_PROBLEM TO SOLVE_
Write out the material exactly, without any of its pictures.

_DATA EXTRACT_
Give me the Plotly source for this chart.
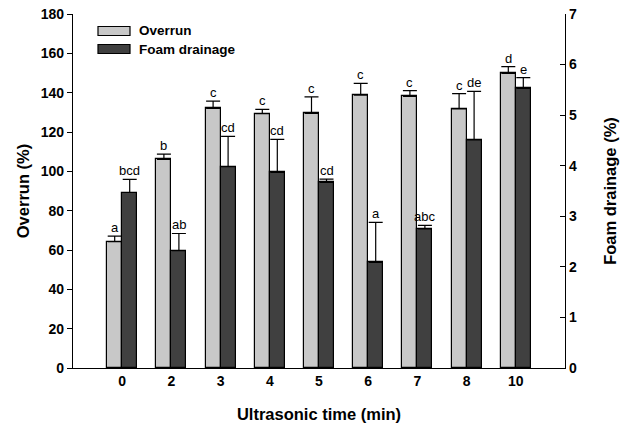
import plotly.graph_objects as go

categories = ["0", "2", "3", "4", "5", "6", "7", "8", "10"]
overrun = [64.2, 106.1, 132.0, 129.3, 129.5, 138.8, 138.1, 131.7, 149.8]
overrun_err = [2.9, 2.7, 3.7, 2.2, 8.4, 5.9, 2.9, 7.8, 3.4]
overrun_letters = ["a", "b", "c", "c", "c", "c", "c", "c", "d"]
drainage = [3.47, 2.32, 3.98, 3.87, 3.67, 2.09, 2.75, 4.51, 5.53]
drainage_err = [0.26, 0.34, 0.60, 0.65, 0.065, 0.79, 0.07, 0.96, 0.21]
drainage_letters = ["bcd", "ab", "cd", "cd", "cd", "a", "abc", "de", "e"]

FONT = "Liberation Sans, Arial, sans-serif"
BW = 0.305
W, H = 621, 425
L, R, T, B = 73, 56, 14, 57
PW, PH = W - L - R, H - T - B

fig = go.Figure()
fig.add_trace(go.Bar(
    x=categories, y=overrun, name="Overrun", yaxis="y",
    width=BW, offset=-BW,
    marker=dict(color="#c8c8c8", line=dict(color="black", width=1.2)),
    error_y=dict(type="data", array=overrun_err, arrayminus=[0] * len(overrun_err),
                 symmetric=False, color="black", thickness=1.2, width=7),
    showlegend=False,
))
fig.add_trace(go.Bar(
    x=categories, y=drainage, name="Foam drainage", yaxis="y2",
    width=BW, offset=0,
    marker=dict(color="#404040", line=dict(color="black", width=1.2)),
    error_y=dict(type="data", array=drainage_err, arrayminus=[0] * len(drainage_err),
                 symmetric=False, color="black", thickness=1.2, width=7),
    showlegend=False,
))

annotations = []
for i, (v, e, t) in enumerate(zip(overrun, overrun_err, overrun_letters)):
    annotations.append(dict(x=i - BW / 2, y=v + e, xref="x", yref="y", text=t,
                            showarrow=False, yanchor="bottom", yshift=-1,
                            font=dict(family=FONT, size=13, color="black")))
for i, (v, e, t) in enumerate(zip(drainage, drainage_err, drainage_letters)):
    annotations.append(dict(x=i + BW / 2, y=v + e, xref="x", yref="y2", text=t,
                            showarrow=False, yanchor="bottom", yshift=-1,
                            font=dict(family=FONT, size=13, color="black")))

# manual legend (page pixel coordinates -> paper)
def px_x(p):
    return (p - L) / PW

def px_y(p):
    return (T + PH - p) / PH

legend_items = [("Overrun", "#c8c8c8", 31), ("Foam drainage", "#404040", 49)]
shapes = []
for name, col, cy in legend_items:
    shapes.append(dict(type="rect", xref="paper", yref="paper",
                       x0=px_x(98), x1=px_x(130), y0=px_y(cy + 4.5), y1=px_y(cy - 4.5),
                       fillcolor=col, line=dict(color="black", width=1.2)))
    annotations.append(dict(x=px_x(137), y=px_y(cy), xref="paper", yref="paper",
                            text=name, showarrow=False, xanchor="left", yanchor="middle",
                            font=dict(family=FONT, size=13.5, color="black", weight="bold")))

fig.update_layout(
    width=W, height=H,
    margin=dict(l=L, r=R, t=T, b=B, pad=0, autoexpand=False),
    paper_bgcolor="white", plot_bgcolor="white",
    font=dict(family=FONT, color="black"),
    bargap=0,
    xaxis=dict(type="category", range=[-1, 9], showline=True, linecolor="black",
               linewidth=1.3, ticks="", showgrid=False, zeroline=False, automargin=False,
               tickfont=dict(family=FONT, size=14, weight="bold"),
               title=dict(text="Ultrasonic time (min)", standoff=20,
                          font=dict(family=FONT, size=16.5, weight="bold"))),
    yaxis=dict(range=[0, 180], dtick=20, ticks="outside", ticklen=5, tickwidth=1.2,
               tickcolor="black", showline=True, linecolor="black", linewidth=1.3,
               showgrid=False, zeroline=False, automargin=False,
               ticklabeloverflow="allow",
               tickfont=dict(family=FONT, size=14, weight="bold"),
               title=dict(text="Overrun (%)", standoff=6,
                          font=dict(family=FONT, size=16.5, weight="bold"))),
    yaxis2=dict(range=[0, 7], dtick=1, overlaying="y", side="right", ticks="inside",
                ticklen=5, tickwidth=1.2, tickcolor="black", showline=True,
                linecolor="black", linewidth=1.3, showgrid=False, zeroline=False,
                automargin=False, ticklabeloverflow="allow",
                tickfont=dict(family=FONT, size=14, weight="bold"),
                title=dict(text="Foam drainage (%)", standoff=28,
                           font=dict(family=FONT, size=16.5, weight="bold"))),
    annotations=annotations,
    shapes=shapes,
)

fig.write_html("out.html",
               config={"displayModeBar": False},
               post_script="document.body.style.margin='0';document.body.style.overflow='hidden';")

_RESULT BELOW_
Give me the Plotly source for this chart.
import plotly.graph_objects as go

categories = ["0", "2", "3", "4", "5", "6", "7", "8", "10"]
overrun = [64.2, 106.1, 132.0, 129.3, 129.5, 138.8, 138.1, 131.7, 149.8]
overrun_err = [2.9, 2.7, 3.7, 2.2, 8.4, 5.9, 2.9, 7.8, 3.4]
overrun_letters = ["a", "b", "c", "c", "c", "c", "c", "c", "d"]
drainage = [3.47, 2.32, 3.98, 3.87, 3.67, 2.09, 2.75, 4.51, 5.53]
drainage_err = [0.26, 0.34, 0.60, 0.65, 0.065, 0.79, 0.07, 0.96, 0.21]
drainage_letters = ["bcd", "ab", "cd", "cd", "cd", "a", "abc", "de", "e"]

FONT = "Liberation Sans, Arial, sans-serif"
BW = 0.305
W, H = 621, 425
L, R, T, B = 73, 56, 14, 57
PW, PH = W - L - R, H - T - B

fig = go.Figure()
fig.add_trace(go.Bar(
    x=categories, y=overrun, name="Overrun", yaxis="y",
    width=BW, offset=-BW,
    marker=dict(color="#c8c8c8", line=dict(color="black", width=1.2)),
    error_y=dict(type="data", array=overrun_err, arrayminus=[0] * len(overrun_err),
                 symmetric=False, color="black", thickness=1.2, width=7),
    showlegend=False,
))
fig.add_trace(go.Bar(
    x=categories, y=drainage, name="Foam drainage", yaxis="y2",
    width=BW, offset=0,
    marker=dict(color="#404040", line=dict(color="black", width=1.2)),
    error_y=dict(type="data", array=drainage_err, arrayminus=[0] * len(drainage_err),
                 symmetric=False, color="black", thickness=1.2, width=7),
    showlegend=False,
))

annotations = []
for i, (v, e, t) in enumerate(zip(overrun, overrun_err, overrun_letters)):
    annotations.append(dict(x=i - BW / 2, y=v + e, xref="x", yref="y", text=t,
                            showarrow=False, yanchor="bottom", yshift=-1,
                            font=dict(family=FONT, size=13, color="black")))
for i, (v, e, t) in enumerate(zip(drainage, drainage_err, drainage_letters)):
    annotations.append(dict(x=i + BW / 2, y=v + e, xref="x", yref="y2", text=t,
                            showarrow=False, yanchor="bottom", yshift=-1,
                            font=dict(family=FONT, size=13, color="black")))

# manual legend (page pixel coordinates -> paper)
def px_x(p):
    return (p - L) / PW

def px_y(p):
    return (T + PH - p) / PH

legend_items = [("Overrun", "#c8c8c8", 31), ("Foam drainage", "#404040", 49)]
shapes = []
for name, col, cy in legend_items:
    shapes.append(dict(type="rect", xref="paper", yref="paper",
                       x0=px_x(98), x1=px_x(130), y0=px_y(cy + 4.5), y1=px_y(cy - 4.5),
                       fillcolor=col, line=dict(color="black", width=1.2)))
    annotations.append(dict(x=px_x(137), y=px_y(cy), xref="paper", yref="paper",
                            text=name, showarrow=False, xanchor="left", yanchor="middle",
                            font=dict(family=FONT, size=13.5, color="black", weight="bold")))

fig.update_layout(
    width=W, height=H,
    margin=dict(l=L, r=R, t=T, b=B, pad=0, autoexpand=False),
    paper_bgcolor="white", plot_bgcolor="white",
    font=dict(family=FONT, color="black"),
    bargap=0,
    xaxis=dict(type="category", range=[-1, 9], showline=True, linecolor="black",
               linewidth=1.3, ticks="", showgrid=False, zeroline=False, automargin=False,
               tickfont=dict(family=FONT, size=14, weight="bold"),
               title=dict(text="Ultrasonic time (min)", standoff=20,
                          font=dict(family=FONT, size=16.5, weight="bold"))),
    yaxis=dict(range=[0, 180], dtick=20, ticks="outside", ticklen=5, tickwidth=1.2,
               tickcolor="black", showline=True, linecolor="black", linewidth=1.3,
               showgrid=False, zeroline=False, automargin=False,
               ticklabeloverflow="allow",
               tickfont=dict(family=FONT, size=14, weight="bold"),
               title=dict(text="Overrun (%)", standoff=6,
                          font=dict(family=FONT, size=16.5, weight="bold"))),
    yaxis2=dict(range=[0, 7], dtick=1, overlaying="y", side="right", ticks="inside",
                ticklen=5, tickwidth=1.2, tickcolor="black", showline=True,
                linecolor="black", linewidth=1.3, showgrid=False, zeroline=False,
                automargin=False, ticklabeloverflow="allow",
                tickfont=dict(family=FONT, size=14, weight="bold"),
                title=dict(text="Foam drainage (%)", standoff=28,
                           font=dict(family=FONT, size=16.5, weight="bold"))),
    annotations=annotations,
    shapes=shapes,
)

fig.write_html("out.html",
               config={"displayModeBar": False},
               post_script="document.body.style.margin='0';document.body.style.overflow='hidden';")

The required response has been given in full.